Artikel 18 Leiding - Riool
18.1 Bestemmingsomschrijving
De voor 'Leiding - Riool' aangewezen gronden zijn, behalve voor de andere daar voorkomende bestemming(en) mede bestemd voor bescherming van een ondergrondse rioolleiding.
18.2 Bouwregels
Op de gronden als bedoeld in lid 18.1 mogen uitsluitend bouwwerken ten dienste van de rioolleiding worden gebouwd.
18.3 Afwijken van de bouwregels
Bij een omgevingsvergunning kan worden afgeweken van het in lid 18.2 bepaalde ten behoeve van het bouwen overeenkomstig de in lid 18.2 bedoelde andere daar voorkomende bestemming(en), indien daardoor geen onevenredige afbreuk wordt gedaan aan de belangen van de betreffende leiding en ter zake vooraf advies van de leidingbeheerder is ingewonnen.

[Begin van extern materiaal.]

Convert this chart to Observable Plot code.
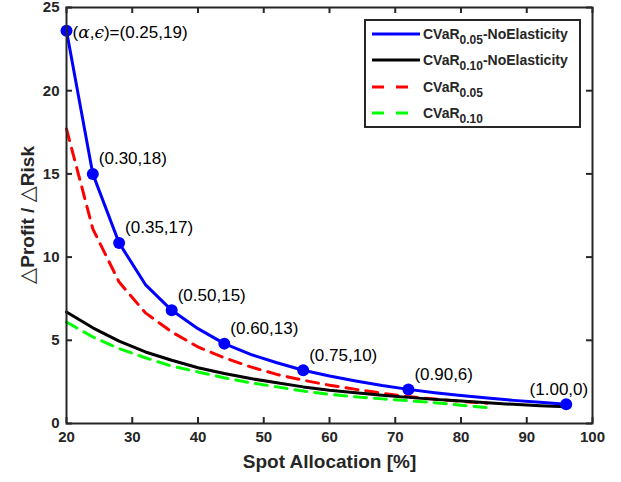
<!DOCTYPE html>
<html>
<head>
<meta charset="utf-8">
<script src="https://cdn.jsdelivr.net/npm/d3@7"></script>
<script src="https://cdn.jsdelivr.net/npm/@observablehq/plot@0.6"></script>
<style>
  body { margin: 0; background: #fff; }
  #wrap { position: relative; width: 621px; height: 482px; font-family: "Liberation Sans", Arial, sans-serif; }
  #legend { position: absolute; left: 364px; top: 19px; width: 213px; height: 105px; border: 2px solid #262626; background: #fff; }
  .row { position: absolute; left: 0; height: 26px; width: 100%; }
  .row svg { position: absolute; left: 5px; top: 0; }
  .row .lab { position: absolute; left: 57px; top: 3px; font-weight: bold; font-size: 14px; color: #262626; white-space: nowrap; }
  .row .lab sub { font-size: 12px; vertical-align: -5px; line-height: 0; }
  #ytitle { position: absolute; left: 27px; top: 215px; transform: translate(-50%, -50%) rotate(-90deg); white-space: nowrap;
            font-weight: bold; font-size: 19px; color: #262626; line-height: 1; }
  #ytitle .tri { font-family: "DejaVu Sans", sans-serif; font-weight: normal; font-size: 21px; }
</style>
</head>
<body>
<div id="wrap"></div>
<script>
// ---- data ----
const xNoElast = [20, 24, 28, 32, 36, 40, 44, 48, 52, 56, 60, 64, 68, 72, 76, 80, 84, 88, 92, 96];
const blueY    = [23.6, 15.0, 10.85, 8.35, 6.8, 5.7, 4.8, 4.15, 3.65, 3.2, 2.85, 2.55, 2.28, 2.05, 1.85, 1.68, 1.53, 1.39, 1.27, 1.15];
const blackY   = [6.7, 5.75, 4.95, 4.3, 3.8, 3.35, 3.0, 2.7, 2.45, 2.2, 2.0, 1.85, 1.7, 1.57, 1.45, 1.35, 1.25, 1.15, 1.07, 1.0];
const xElast   = [20, 24, 28, 32, 36, 40, 44, 48, 52, 56, 60, 64, 68, 72, 76, 80, 84];
const redY     = [17.7, 11.7, 8.5, 6.65, 5.5, 4.6, 3.95, 3.4, 2.95, 2.6, 2.3, 2.05, 1.82, 1.62, 1.47, 1.33, 1.22];
const greenY   = [6.1, 5.2, 4.5, 3.95, 3.45, 3.1, 2.75, 2.45, 2.2, 1.95, 1.75, 1.6, 1.48, 1.37, 1.25, 1.1, 0.95];
const markX    = [20, 24, 28, 36, 44, 56, 72, 96];
const markY    = [23.6, 15.0, 10.85, 6.8, 4.8, 3.2, 2.05, 1.15];
const markLab  = ["(α,ϵ)=(0.25,19)", "(0.30,18)", "(0.35,17)", "(0.50,15)", "(0.60,13)", "(0.75,10)", "(0.90,6)", "(1.00,0)"];
const xTicks   = [20, 30, 40, 50, 60, 70, 80, 90, 100];
const yTicks   = [0, 5, 10, 15, 20, 25];
const xTitle   = "Spot Allocation [%]";
const yTitleParts = ["△", "Profit / ", "△", "Risk"];

const series = (xs, ys) => xs.map((x, i) => ({x, y: ys[i]}));
const blue = series(xNoElast, blueY);
const black = series(xNoElast, blackY);
const red = series(xElast, redY);
const green = series(xElast, greenY);
const marks = markX.map((x, i) => ({x, y: markY[i], label: markLab[i], i}));

const W = 621, H = 482, mL = 66, mR = 29, mT = 7, mB = 59, tickLen = 6;
const frameW = W - mL - mR, frameH = H - mT - mB;
const ax = "#262626";
const tk = {stroke: ax, strokeWidth: 2};

const chart = Plot.plot({
  width: W,
  height: H,
  marginLeft: mL,
  marginRight: mR,
  marginTop: mT,
  marginBottom: mB,
  style: {fontFamily: "Liberation Sans, Arial, sans-serif", background: "#fff", overflow: "visible", color: ax},
  x: {domain: [20, 100]},
  y: {domain: [0, 25]},
  marks: [
    Plot.line(green, {x: "x", y: "y", stroke: "#00ff00", strokeWidth: 3, strokeDasharray: "12,8"}),
    Plot.line(red, {x: "x", y: "y", stroke: "#ff0000", strokeWidth: 3, strokeDasharray: "12,8"}),
    Plot.line(black, {x: "x", y: "y", stroke: "#000000", strokeWidth: 3}),
    Plot.line(blue, {x: "x", y: "y", stroke: "#0000ff", strokeWidth: 3}),
    Plot.dot(marks, {x: "x", y: "y", r: 6, fill: "#0000ff", stroke: "none"}),
    Plot.text(marks.filter(d => d.i === 0), {x: "x", y: "y", text: "label", textAnchor: "start", dx: 6, dy: 2, fontSize: 17, fill: "#000"}),
    Plot.text(marks.filter(d => d.i > 0 && d.i < 7), {x: "x", y: "y", text: "label", textAnchor: "start", dx: 6, dy: -15, fontSize: 17, fill: "#000"}),
    Plot.text(marks.filter(d => d.i === 7), {x: "x", y: "y", text: "label", textAnchor: "end", dx: 22, dy: -15, fontSize: 17, fill: "#000"}),
    // inward ticks on all four sides
    Plot.ruleX(xTicks, {insetTop: frameH - tickLen, ...tk}),
    Plot.ruleX(xTicks, {insetBottom: frameH - tickLen, ...tk}),
    Plot.ruleY(yTicks, {insetRight: frameW - tickLen, ...tk}),
    Plot.ruleY(yTicks, {insetLeft: frameW - tickLen, ...tk}),
    Plot.frame({stroke: ax, strokeWidth: 2}),
    Plot.axisX(xTicks, {anchor: "bottom", tickSize: 0, tickPadding: 8, fontSize: 15, fontWeight: "bold", fill: ax, label: null}),
    Plot.axisY(yTicks, {anchor: "left", tickSize: 0, tickPadding: 7, fontSize: 15, fontWeight: "bold", fill: ax, label: null}),
    Plot.text([xTitle], {frameAnchor: "bottom", dy: 44, fontSize: 19, fontWeight: "bold", fill: ax})
  ]
});

const wrap = document.getElementById("wrap");
wrap.appendChild(chart);

// italic math Greek letters in the first annotation
d3.select(chart).selectAll("text").each(function () {
  const t = this.textContent;
  if (t.startsWith("(α,ϵ)")) {
    const sel = d3.select(this);
    sel.text(null);
    const parts = [["(", false], ["α", true], [",", false], ["ϵ", true], [t.slice(4), false]];
    parts.forEach(([s, it]) => {
      const ts = sel.append("tspan").text(s);
      if (it) ts.attr("font-style", "italic").attr("font-family", "DejaVu Serif, serif");
    });
  }
});

// y axis title (mixed glyph styles)
const yt = document.createElement("div");
yt.id = "ytitle";
yt.innerHTML = yTitleParts.map(p => p === "△" ? `<span class="tri">△</span>` : `<span>${p}</span>`).join("");
wrap.appendChild(yt);

// legend
const legendItems = [
  {color: "#0000ff", dash: null, main: "CVaR", sub: "0.05", tail: "-NoElasticity"},
  {color: "#000000", dash: null, main: "CVaR", sub: "0.10", tail: "-NoElasticity"},
  {color: "#ff0000", dash: "12,12", main: "CVaR", sub: "0.05", tail: ""},
  {color: "#00ff00", dash: "12,12", main: "CVaR", sub: "0.10", tail: ""}
];
const leg = document.createElement("div");
leg.id = "legend";
legendItems.forEach((it, i) => {
  const row = document.createElement("div");
  row.className = "row";
  row.style.top = (2 + i * 26.4) + "px";
  row.innerHTML = `<svg width="50" height="26"><line x1="1" x2="49" y1="11" y2="11" stroke="${it.color}" stroke-width="3" ${it.dash ? `stroke-dasharray="${it.dash}"` : ""}/></svg>` +
    `<span class="lab">${it.main}<sub>${it.sub}</sub>${it.tail}</span>`;
  leg.appendChild(row);
});
wrap.appendChild(leg);
</script>
</body>
</html>
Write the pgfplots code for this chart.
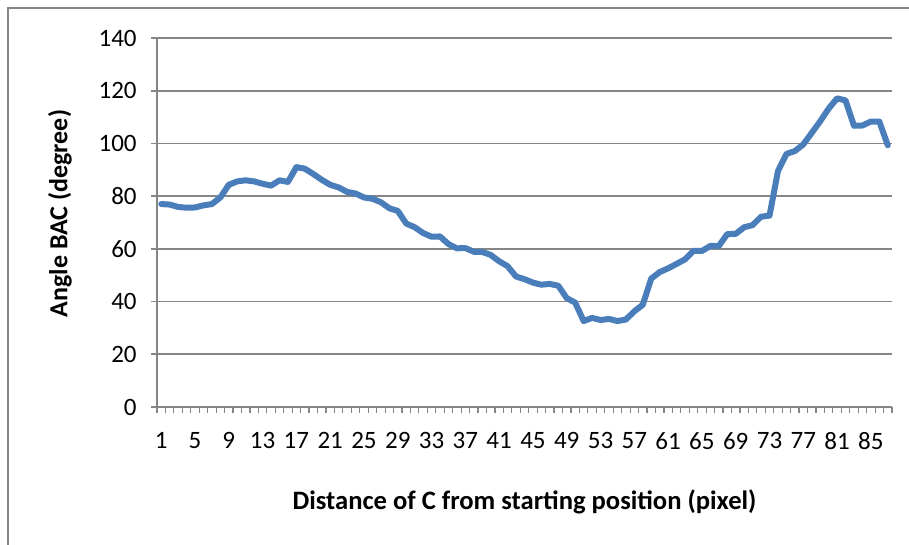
\documentclass[border=0pt]{standalone}
\usepackage{pgfplots}
\pgfplotsset{compat=1.18}
\usepackage{fontspec}
\setmainfont{Carlito}
\definecolor{lineBlue}{RGB}{74,126,187}
\definecolor{gridGray}{RGB}{134,134,134}

\begin{document}
\begin{tikzpicture}
% 1 px of the reference = 0.5pt
\useasboundingbox (0,0) rectangle (454.5pt,272.5pt);
\draw[gridGray, line width=0.8pt] (4pt,0) -- (4pt,268.5pt) -- (454.5pt,268.5pt);
\begin{axis}[
    at={(78.5pt,69pt)}, anchor=south west,
    scale only axis,
    width=367.5pt, height=184.5pt,
    xmin=0.5, xmax=87.5,
    ymin=0, ymax=140,
    axis x line=bottom, axis y line=left,
    axis line style={gridGray, line width=0.8pt, -},
    xtick={1,5,...,85},
    minor xtick={0.5,1.5,...,87.5},
    major x tick style={draw=none},
    minor x tick style={gridGray, line width=0.6pt},
    minor tick length=3pt,
    ytick={0,20,...,140},
    y tick style={gridGray, line width=0.8pt},
    major tick length=3pt,
    tick align=outside,
    ymajorgrids,
    grid style={gridGray, line width=0.8pt},
    /pgf/number format/assume math mode=true,
    ticklabel style={font=\fontsize{12.5}{15}\selectfont, inner sep=0pt},
    xticklabel style={anchor=north, yshift=-9.5pt},
    yticklabel style={anchor=east, xshift=-7pt},
    xlabel={Distance of C from starting position (pixel)},
    ylabel={Angle BAC (degree)},
    every axis x label/.style={at={(axis description cs:0.5,-0.257)}, anchor=center,
        font=\fontsize{13.3}{15}\selectfont\bfseries},
    every axis y label/.style={at={(axis description cs:-0.132,0.524)}, anchor=center, rotate=90,
        font=\fontsize{13}{15}\selectfont\bfseries},
    clip=false,
]
\addplot[lineBlue, line width=3pt, line join=round, line cap=round] coordinates {
(1,77) (2,76.8) (3,75.9) (4,75.6) (5,75.7) (6,76.5) (7,77) (8,79.5) (9,84.3) (10,85.6)
(11,86) (12,85.6) (13,84.7) (14,84) (15,86) (16,85.4) (17,91) (18,90.4) (19,88.4) (20,86.2)
(21,84.3) (22,83.3) (23,81.6) (24,81) (25,79.5) (26,79) (27,77.7) (28,75.4) (29,74.4) (30,69.6)
(31,68.2) (32,66) (33,64.6) (34,64.7) (35,61.8) (36,60.2) (37,60.3) (38,58.9) (39,58.8) (40,57.7)
(41,55.3) (42,53.4) (43,49.5) (44,48.5) (45,47.2) (46,46.4) (47,46.7) (48,46) (49,41.3) (50,39.6)
(51,32.6) (52,33.8) (53,33) (54,33.4) (55,32.6) (56,33.2) (57,36.3) (58,38.8) (59,48.7) (60,51.2)
(61,52.6) (62,54.3) (63,56) (64,59.2) (65,59.2) (66,61.1) (67,61.1) (68,65.6) (69,65.7) (70,68.2)
(71,69) (72,72.2) (73,72.6) (74,89.5) (75,96) (76,97.1) (77,99.6) (78,104) (79,108.4) (80,113.2)
(81,117.1) (82,116.3) (83,106.7) (84,106.8) (85,108.3) (86,108.3) (87,99.3)
};
\end{axis}
\end{tikzpicture}
\end{document}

18.4 Omgevingsvergunning voor het uitvoeren van werken, geen bouwwerken zijnde, of werkzaamheden
-
a. Omgevingsvergunningplicht
Het is verboden zonder of in afwijking van een omgevingsvergunning de volgende werken, geen bouwwerken zijnde, of werkzaamheden uit te voeren:
-
1. diepwortelende beplantingen of bomen te planten;
-
2. heiwerkzaamheden uit te voeren of op een andere manier voorwerpen in te graven of in te drijven;
-
3. grondwerkzaamheden uit te voeren;
-
4. oppervlakteverhardingen aan te brengen.
-
b. Uitzonderingen omgevingsvergunningplicht
Het onder a opgenomen verbod geldt niet voor werken, geen bouwwerken zijnde, of werkzaamheden:
-
1. in het kader van het normale beheer en onderhoud;
-
2. waarmee is of mag worden begonnen op het tijdstip van inwerkingtreding van het plan.
-
c. Beoordelingscriteria
Werken, geen bouwwerken zijnde, of werkzaamheden als bedoeld onder a zijn slechts toelaatbaar indien:
-
1. geen schade ontstaat aan de rioolleiding en/of het doelmatig functioneren van die leiding niet in gevaar wordt gebracht;
-
2. de veiligheid niet in gevaar wordt gebracht;
-
3. hierover vooraf advies van de leidingbeheerder is ingewonnen.